You should also determine the modality of teaching as well. Online self-paced programmes are the most convenient and often less expensive. The worst waste of money, though, is investing in a programme that you do not complete. So be practical about time constraints and the boredom quotient as well.

Travel to some place:

This is a cool idea and something which is an outlier to the above mentioned ones. It is just for someone who would like to have some personal gratification. Given an opportunity, who would not like to go for a vacation? And I am not an exception to this. Given a chance, I would like to roam places, and of all the above ideas discussed, traveling to some place with these 50K rupees is what I would have ideally done. This is not to demotivate you that the above discussed other ideas are all not worthy, but vacation is my favorite one (along with this, my second favorite is paying down any high-interest debt that I may have). I have the confidence that I can earn this money of 50K anytime in my life, say 3 years to 5 years down the lane.
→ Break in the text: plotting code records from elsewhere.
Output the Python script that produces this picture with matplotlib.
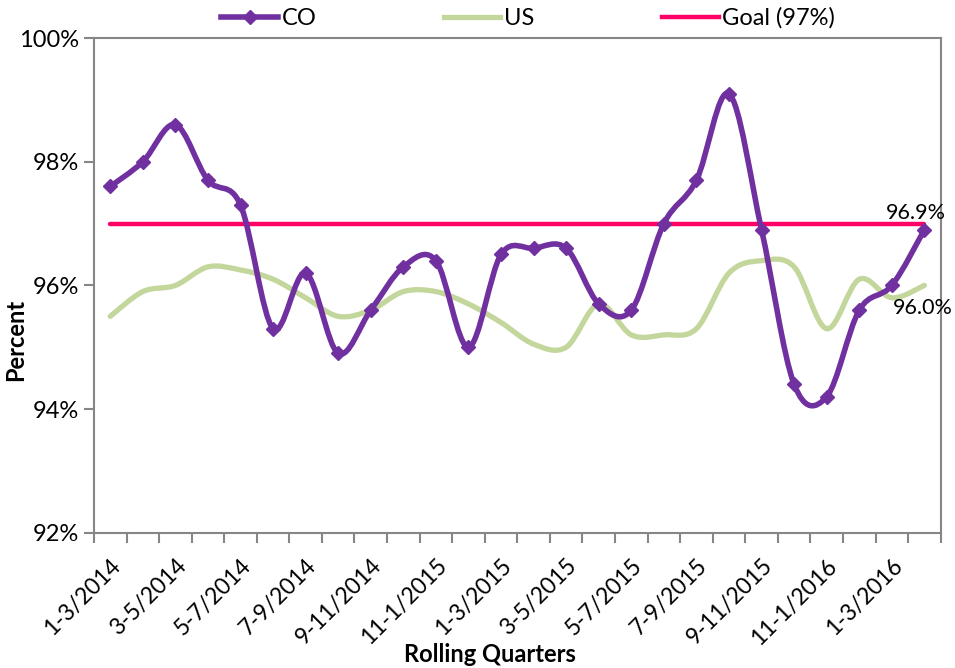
import matplotlib
matplotlib.use("Agg")
from matplotlib import pyplot as plt
from matplotlib.path import Path
from matplotlib.patches import PathPatch
from matplotlib.lines import Line2D
from matplotlib.ticker import FuncFormatter

plt.rcParams['font.family'] = ['Lato', 'DejaVu Sans']

quarters = ["1-3/2014", "2-4/2014", "3-5/2014", "4-6/2014", "5-7/2014", "6-8/2014",
            "7-9/2014", "8-10/2014", "9-11/2014", "10-12/2014", "11-1/2015", "12-2/2015",
            "1-3/2015", "2-4/2015", "3-5/2015", "4-6/2015", "5-7/2015", "6-8/2015",
            "7-9/2015", "8-10/2015", "9-11/2015", "10-12/2015", "11-1/2016", "12-2/2016",
            "1-3/2016", "2-4/2016"]
co = [97.6, 98.0, 98.6, 97.7, 97.3, 95.3, 96.2, 94.9, 95.6, 96.3, 96.4, 95.0, 96.5,
      96.6, 96.6, 95.7, 95.6, 97.0, 97.7, 99.1, 96.9, 94.4, 94.2, 95.6, 96.0, 96.9]
us = [95.5, 95.9, 96.0, 96.3, 96.25, 96.1, 95.8, 95.5, 95.6, 95.9, 95.9, 95.7, 95.4,
      95.05, 95.0, 95.7, 95.2, 95.2, 95.3, 96.2, 96.4, 96.3, 95.3, 96.1, 95.8, 96.0]
goal = 97.0

CO_COLOR = "#7030A0"
US_COLOR = "#C3D69B"
GOAL_COLOR = "#FF0066"
AXIS_GRAY = "#868686"
FS = 17


def smooth_path(xs, ys):
    # Catmull-Rom style cubic Bezier through every point (like Excel's smoothed lines)
    pts = list(zip(xs, ys))
    n = len(pts)
    verts = [pts[0]]
    codes = [Path.MOVETO]
    for i in range(n - 1):
        p0 = pts[max(i - 1, 0)]
        p1 = pts[i]
        p2 = pts[i + 1]
        p3 = pts[min(i + 2, n - 1)]
        c1 = (p1[0] + (p2[0] - p0[0]) / 6, p1[1] + (p2[1] - p0[1]) / 6)
        c2 = (p2[0] - (p3[0] - p1[0]) / 6, p2[1] - (p3[1] - p1[1]) / 6)
        verts += [c1, c2, p2]
        codes += [Path.CURVE4] * 3
    return Path(verts, codes)


fig = plt.figure(figsize=(9.55, 6.68), dpi=100)
ax = fig.add_axes([0.0984, 0.2025, 0.8866, 0.7405])

x = list(range(len(quarters)))

ax.add_patch(PathPatch(smooth_path(x, us), fill=False, edgecolor=US_COLOR,
                       lw=3.8, capstyle='round', joinstyle='round', zorder=2))
ax.plot([x[0], x[-1]], [goal, goal], color=GOAL_COLOR, lw=3.2,
        solid_capstyle='round', zorder=3)
ax.add_patch(PathPatch(smooth_path(x, co), fill=False, edgecolor=CO_COLOR,
                       lw=4.0, capstyle='round', joinstyle='round', zorder=4))
ax.plot(x, co, linestyle='none', marker='D', markersize=7, color=CO_COLOR, zorder=5)

# labels on the last points
ax.annotate(f"{co[-1]:.1f}%", (x[-1], co[-1]), xytext=(-6, 5),
            textcoords='offset points', ha='center', va='bottom', fontsize=15.5,
            zorder=6)
ax.annotate(f"{us[-1]:.1f}%", (x[-1], us[-1]), xytext=(-1, -9),
            textcoords='offset points', ha='center', va='top', fontsize=15.5,
            zorder=6, annotation_clip=False)

ax.set_xlim(-0.5, len(quarters) - 0.5)
ax.set_ylim(92, 100)
ax.set_yticks([92, 94, 96, 98, 100])
ax.yaxis.set_major_formatter(FuncFormatter(lambda v, p: f"{v:.0f}%"))

# boundary tick marks, labels on every other category
ax.set_xticks([i - 0.5 for i in range(len(quarters) + 1)])
ax.set_xticklabels([])
ax.set_xticks(x[::2], minor=True)
ax.set_xticklabels(quarters[::2], minor=True, rotation=45, ha='right',
                   rotation_mode='anchor', fontsize=16.5)
ax.tick_params(axis='x', which='major', length=7, width=1.5, color=AXIS_GRAY)
ax.tick_params(axis='x', which='minor', length=0, pad=16)
ax.tick_params(axis='y', length=7, width=1.5, color=AXIS_GRAY, labelsize=FS, pad=4)

for s in ax.spines.values():
    s.set_color(AXIS_GRAY)
    s.set_linewidth(1.5)

ax.set_ylabel("Percent", fontsize=FS, fontweight='bold')
ax.yaxis.set_label_coords(-0.079, 0.39)
fig.text(0.513, 0.02, "Rolling Quarters", fontsize=FS, fontweight='bold',
         ha='center', va='center')

handles = [
    Line2D([], [], color=CO_COLOR, lw=4.0, marker='D', markersize=7),
    Line2D([], [], color=US_COLOR, lw=3.8),
    Line2D([], [], color=GOAL_COLOR, lw=3.2),
]
fig.legend(handles, ["CO", "US", "Goal (97%)"], loc='center', ncol=3,
           bbox_to_anchor=(0.553, 0.973), frameon=False, fontsize=FS,
           handlelength=2.4, handletextpad=0.15, columnspacing=5.4)

fig.savefig("out.png", dpi=100)
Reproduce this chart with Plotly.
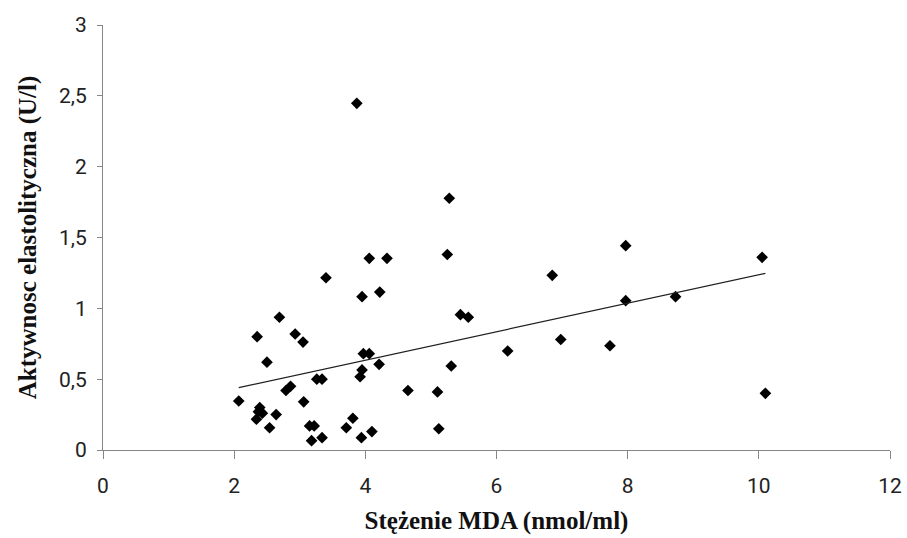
import plotly.graph_objects as go

# Data
mda = [2.07, 2.35, 2.69, 2.93, 3.05, 3.95, 2.50, 3.97, 4.06, 4.21,
       3.95, 3.92, 3.26, 3.34, 2.86, 2.79, 3.06, 4.65, 5.10, 5.31,
       2.39, 2.37, 2.43, 2.34, 2.64, 2.54, 3.15, 3.22, 3.18, 3.34,
       3.81, 3.71, 3.94, 4.10, 5.12, 5.28, 5.25, 4.06, 4.33, 3.40,
       4.22, 5.45, 5.57, 6.85, 7.97, 7.97, 6.17, 6.98, 7.73, 10.05,
       8.73, 10.10, 3.87]
activity = [0.346, 0.80, 0.937, 0.819, 0.762, 1.082, 0.62, 0.68, 0.68, 0.605,
            0.565, 0.517, 0.50, 0.50, 0.45, 0.42, 0.34, 0.42, 0.41, 0.593,
            0.30, 0.27, 0.26, 0.217, 0.25, 0.157, 0.17, 0.17, 0.066, 0.087,
            0.224, 0.157, 0.087, 0.13, 0.15, 1.777, 1.38, 1.353, 1.353, 1.216,
            1.115, 0.955, 0.937, 1.233, 1.442, 1.054, 0.699, 0.78, 0.736, 1.36,
            1.082, 0.40, 2.447]

trend_x = [2.07, 10.10]
trend_y = [0.44, 1.247]

x_ticks = [0, 2, 4, 6, 8, 10, 12]
x_ticklabels = ["0", "2", "4", "6", "8", "10", "12"]
y_ticks = [0, 0.5, 1, 1.5, 2, 2.5, 3]
y_ticklabels = ["0", "0,5", "1", "1,5", "2", "2,5", "3"]

x_title = "Stężenie MDA (nmol/ml)"
y_title = "Aktywnosc elastolityczna (U/l)"

fig = go.Figure()
fig.add_trace(go.Scatter(
    x=mda, y=activity, mode="markers",
    marker=dict(symbol="diamond", size=9, color="black"),
    showlegend=False,
))
fig.add_trace(go.Scatter(
    x=trend_x, y=trend_y, mode="lines",
    line=dict(color="#202020", width=1.2),
    showlegend=False,
))

tick_font = dict(family="Roboto, Arial", size=21, color="#222222")
title_font = dict(family="Liberation Serif, Times New Roman, serif", size=25, color="#111111")

fig.update_layout(
    width=907, height=538,
    margin=dict(l=103, r=17, t=25, b=88),
    paper_bgcolor="white", plot_bgcolor="white",
    showlegend=False,
)
fig.update_xaxes(
    range=[0, 12], tickvals=x_ticks, ticktext=x_ticklabels,
    showgrid=False, zeroline=False, automargin=False,
    showline=True, linecolor="#868686", linewidth=1,
    ticks="outside", ticklen=8, tickcolor="#868686",
    tickfont=tick_font, ticklabelstandoff=9,
    title=dict(text="<b>" + x_title + "</b>", font=title_font, standoff=14),
)
fig.update_yaxes(
    range=[0, 3], tickvals=y_ticks, ticktext=y_ticklabels,
    showgrid=False, zeroline=False, automargin=False,
    showline=True, linecolor="#868686", linewidth=1,
    ticks="outside", ticklen=5, tickcolor="#868686",
    tickfont=tick_font, ticklabelstandoff=6,
    title=dict(text="<b>" + y_title + "</b>", font=title_font, standoff=15),
)

fig.write_html("out.html")
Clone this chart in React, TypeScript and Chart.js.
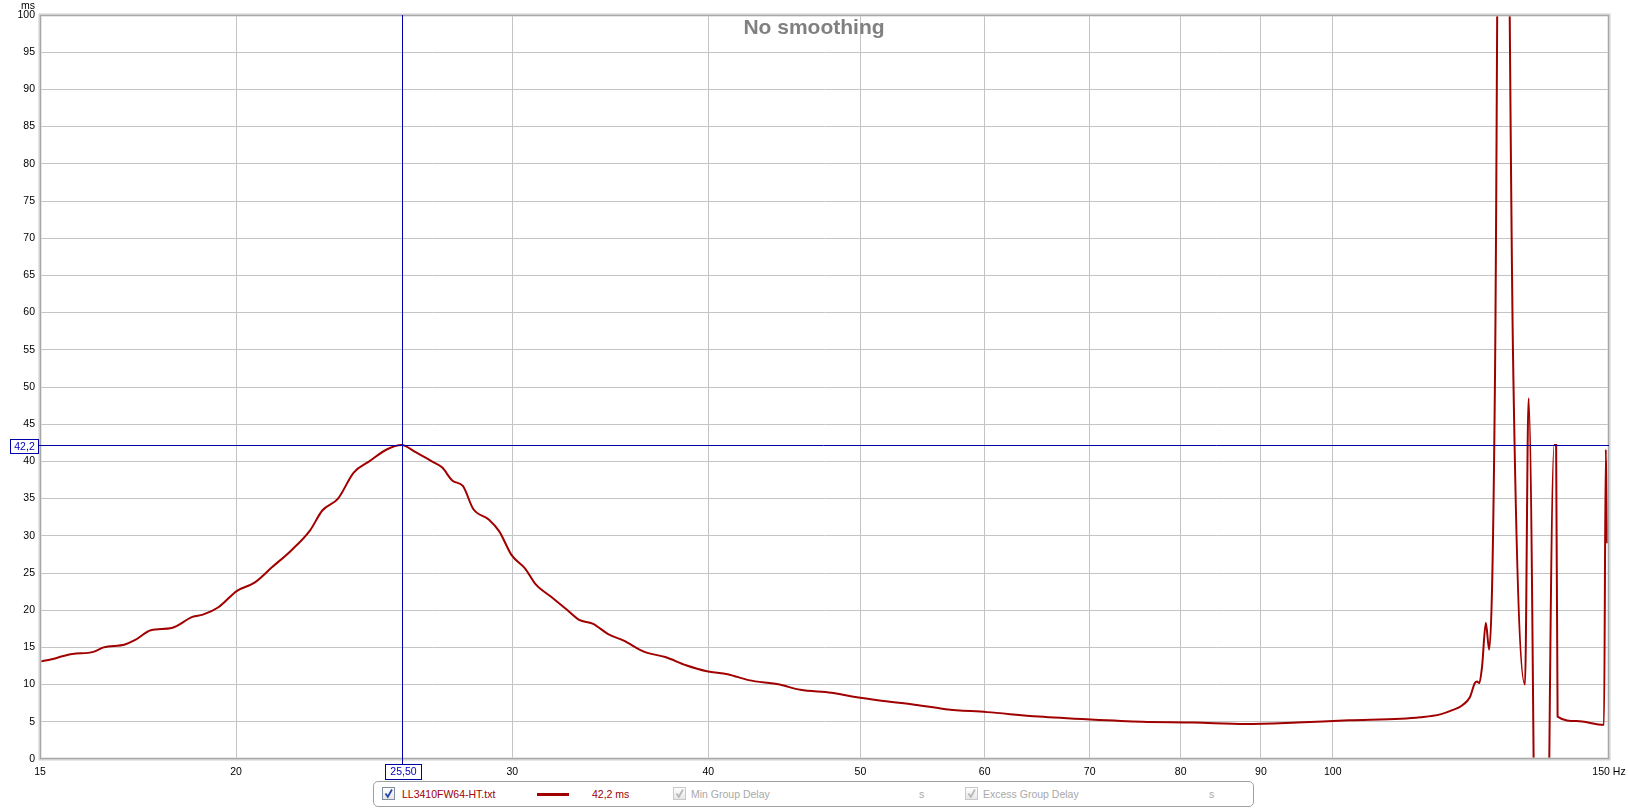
import React, { useEffect, useRef } from 'react';
import { Chart, registerables } from 'chart.js';

Chart.register(...registerables);

// ---------- data ----------
const freqs = [
  15.0, 15.26, 15.5, 15.73, 16.22, 16.47, 16.99, 17.25, 17.65, 18.2, 18.76, 19.05, 19.49,
  20.03, 20.55, 21.09, 21.68, 22.29, 22.7, 23.23, 23.77, 24.32, 24.95, 25.5, 26.05, 26.66,
  27.06, 27.48, 27.9, 28.33, 28.98, 29.43, 29.97, 30.57, 31.04, 31.76, 32.49, 33.09, 33.75,
  34.53, 35.33, 36.42, 37.55, 38.71, 39.91, 41.15, 42.43, 44.41, 45.78, 47.91, 49.39, 51.71,
  54.13, 56.66, 60.21, 64.96, 70.08, 75.6, 81.56, 87.99, 94.9, 102.4, 110.5, 113.7, 117.1,
  119.3, 120.9, 122.3, 123.2, 123.6, 124.0, 124.5, 125.2, 125.8, 126.9, 128.2, 130.3, 132.6,
  133.3, 135.8, 138.4, 138.8, 139.1, 143.0, 148.9, 149.3, 149.6,
];
const delays = [
  13.1, 13.4, 13.8, 14.1, 14.4, 15.0, 15.4, 16.0, 17.3, 17.6, 19.1, 19.4, 20.4,
  22.6, 23.7, 25.8, 28.0, 30.7, 33.4, 35.0, 38.5, 40.0, 41.6, 42.2, 41.2, 40.0,
  39.2, 37.4, 36.7, 33.6, 32.2, 30.6, 27.4, 25.6, 23.5, 21.8, 20.1, 18.7, 18.2,
  16.8, 15.9, 14.4, 13.7, 12.6, 11.8, 11.4, 10.6, 10.0, 9.3, 8.9, 8.4, 7.8,
  7.3, 6.7, 6.3, 5.7, 5.3, 5.0, 4.9, 4.7, 4.9, 5.2, 5.4, 5.6, 6.0,
  6.6, 7.2, 8.3, 10.2, 10.4, 10.2, 12.4, 18.3, 14.7, 52, 200, 54, 10.0,
  48.5, -90, 42.2, 42.2, 5.7, 5.1, 4.6, 41.6, 29.0,
];
const xTicks = [15, 20, 30, 40, 50, 60, 70, 80, 90, 100, 150];
const xMin = 15;
const xMax = 150;
const yMin = 0;
const yMax = 100;
const yStep = 5;
const xUnit = 'Hz';
const yUnit = 'ms';
const titleText = 'No smoothing';
const cursorHz = 25.5;
const cursorMs = 42.2;
const cursorHzLabel = '25,50';
const cursorMsLabel = '42,2';
const seriesName = 'LL3410FW64-HT.txt';
const seriesReadout = '42,2 ms';
const minGdName = 'Min Group Delay';
const excessGdName = 'Excess Group Delay';
const otherUnit = 's';

const FONT = 'Arial, "Liberation Sans", sans-serif';
const CURVE = '#a00000';
const CURSOR = '#0000a8';
const GRID = '#c4c4c4';
const SMALL = 10.5;

const overlayPlugin = {
  id: 'overlay',
  afterDraw(chart: any) {
    const { ctx, chartArea: a, scales } = chart;
    ctx.save();
    // frame
    ctx.strokeStyle = '#d0d0d0';
    ctx.lineWidth = 3;
    ctx.strokeRect(a.left, a.top, a.right - a.left, a.bottom - a.top);
    ctx.strokeStyle = '#a8a8a8';
    ctx.lineWidth = 1;
    ctx.strokeRect(a.left + 0.5, a.top + 0.5, a.right - a.left - 1, a.bottom - a.top - 1);

    // title
    ctx.font = 'bold 21px ' + FONT;
    ctx.fillStyle = '#808080';
    ctx.textAlign = 'center';
    ctx.textBaseline = 'middle';
    ctx.fillText(titleText, chart.width / 2, 28);

    // y unit
    ctx.font = SMALL + 'px ' + FONT;
    ctx.fillStyle = '#000';
    ctx.textAlign = 'right';
    ctx.fillText(yUnit, a.left - 5, 6);

    // cursors
    const cx = Math.round(scales.x.getPixelForValue(cursorHz)) + 0.5;
    const cy = Math.round(scales.y.getPixelForValue(cursorMs)) + 0.5;
    ctx.strokeStyle = CURSOR;
    ctx.lineWidth = 1;
    ctx.beginPath();
    ctx.moveTo(cx, a.top);
    ctx.lineTo(cx, a.bottom + 5);
    ctx.moveTo(a.left - 2, cy);
    ctx.lineTo(a.right, cy);
    ctx.stroke();

    // x cursor box
    ctx.textAlign = 'center';
    ctx.textBaseline = 'middle';
    const bw = 36, bh = 15;
    const bx = Math.round(cx - bw / 2) + 0.5;
    const by = a.bottom + 5.5;
    ctx.fillStyle = '#fff';
    ctx.fillRect(bx, by, bw, bh);
    ctx.strokeRect(bx, by, bw, bh);
    ctx.fillStyle = '#0000c0';
    ctx.fillText(cursorHzLabel, bx + bw / 2, by + bh / 2 + 0.5);

    // y cursor box
    const yw = 28, yh = 14;
    const yx = a.left - 2 - yw + 0.5;
    const yy = Math.round(cy - yh / 2) + 0.5;
    ctx.fillStyle = '#fff';
    ctx.fillRect(yx, yy, yw, yh);
    ctx.strokeRect(yx, yy, yw, yh);
    ctx.fillStyle = '#0000c0';
    ctx.fillText(cursorMsLabel, yx + yw / 2, yy + yh / 2 + 0.5);
    ctx.restore();
  },
};

function CheckBox({ x, y, active }: { x: number; y: number; active: boolean }) {
  return (
    <div
      style={{
        position: 'absolute',
        left: x,
        top: y,
        width: 11,
        height: 11,
        border: '1px solid ' + (active ? '#8090a0' : '#c8c8c8'),
        background: 'linear-gradient(#ffffff, #e6e6e6)',
      }}
    >
      <svg width="11" height="11" style={{ position: 'absolute', left: 0, top: 0 }}>
        <path
          d="M2.5 5.5 L4.8 8.8 L9 1.5"
          stroke={active ? '#2848a8' : '#b8b8b8'}
          strokeWidth={1.8}
          fill="none"
        />
      </svg>
    </div>
  );
}

function Txt({ x, text, color }: { x: number; text: string; color: string }) {
  return (
    <span
      style={{
        position: 'absolute',
        left: x,
        top: 787,
        lineHeight: '14px',
        fontSize: SMALL + 'px',
        fontFamily: FONT,
        color,
        whiteSpace: 'nowrap',
      }}
    >
      {text}
    </span>
  );
}

export default function App() {
  const ref = useRef<HTMLCanvasElement | null>(null);

  useEffect(() => {
    if (!ref.current) return;
    const points = freqs.map((f, i) => ({ x: f, y: delays[i] }));
    const chart = new Chart(ref.current, {
      type: 'line',
      data: {
        datasets: [
          {
            label: seriesName,
            data: points,
            borderColor: CURVE,
            borderWidth: 2,
            pointRadius: 0,
            cubicInterpolationMode: 'monotone',
            fill: false,
          },
        ],
      },
      plugins: [overlayPlugin],
      options: {
        animation: false,
        responsive: false,
        events: [],
        layout: { padding: { top: 15, right: 19, left: 0, bottom: 0 } },
        plugins: {
          legend: { display: false },
          title: { display: false },
          tooltip: { enabled: false },
        },
        scales: {
          x: {
            type: 'logarithmic',
            min: xMin,
            max: xMax,
            afterBuildTicks: (scale: any) => {
              scale.ticks = xTicks.map((v) => ({ value: v }));
            },
            afterFit: (scale: any) => {
              scale.height = 49;
            },
            grid: {
              color: GRID,
              lineWidth: 1,
              drawTicks: true,
              tickLength: 7,
              tickColor: 'rgba(0,0,0,0)',
            },
            border: { display: false },
            ticks: {
              autoSkip: false,
              maxRotation: 0,
              minRotation: 0,
              padding: 0,
              color: '#000',
              font: { family: FONT, size: SMALL },
              callback: (v: any) => (Number(v) === xMax ? `${v} ${xUnit}` : String(v)),
            },
          },
          y: {
            type: 'linear',
            min: yMin,
            max: yMax,
            afterFit: (scale: any) => {
              scale.width = 40;
            },
            grid: { color: GRID, lineWidth: 1, drawTicks: false },
            border: { display: false },
            ticks: {
              stepSize: yStep,
              padding: 5,
              color: '#000',
              font: { family: FONT, size: SMALL },
              callback: (v: any) => String(v),
            },
          },
        },
      },
    } as any);
    return () => chart.destroy();
  }, []);

  return (
    <div
      style={{
        position: 'absolute',
        left: 0,
        top: 0,
        width: 1628,
        height: 808,
        background: '#fff',
        overflow: 'hidden',
      }}
    >
      <canvas ref={ref} width={1628} height={808} style={{ display: 'block' }} />
      <div
        style={{
          position: 'absolute',
          left: 373,
          top: 781,
          width: 879,
          height: 24,
          border: '1px solid #a0a0a0',
          borderRadius: 5,
          background: '#fff',
        }}
      />
      <CheckBox x={382} y={787} active={true} />
      <Txt x={402} text={seriesName} color={CURVE} />
      <div
        style={{
          position: 'absolute',
          left: 537,
          top: 793,
          width: 32,
          height: 3,
          background: CURVE,
        }}
      />
      <Txt x={592} text={seriesReadout} color={CURVE} />
      <CheckBox x={673} y={787} active={false} />
      <Txt x={691} text={minGdName} color="#a8a8a8" />
      <Txt x={919} text={otherUnit} color="#a8a8a8" />
      <CheckBox x={965} y={787} active={false} />
      <Txt x={983} text={excessGdName} color="#a8a8a8" />
      <Txt x={1209} text={otherUnit} color="#a8a8a8" />
    </div>
  );
}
But I would not be in the same state of mind of enjoying the vacation 5 years down the lane. I would be interested to buy an annual course on yoga training or I would like to enroll to a fitness health club annual subscription at that time. But now I would like to go for a vacation either with my family, or myself alone.

So, next point is, with 50K, what kind of a vacation we can plan. But I will limit this blog article to this point, and for what kind of vacations that you want to plan, you can just Google and see for tour plans under 50K and I am sure that you will get a bunch of options to explore !

Now I am jetting-off for my vacation with 50k in my hand. See you in my next blog post. Ta Ta!!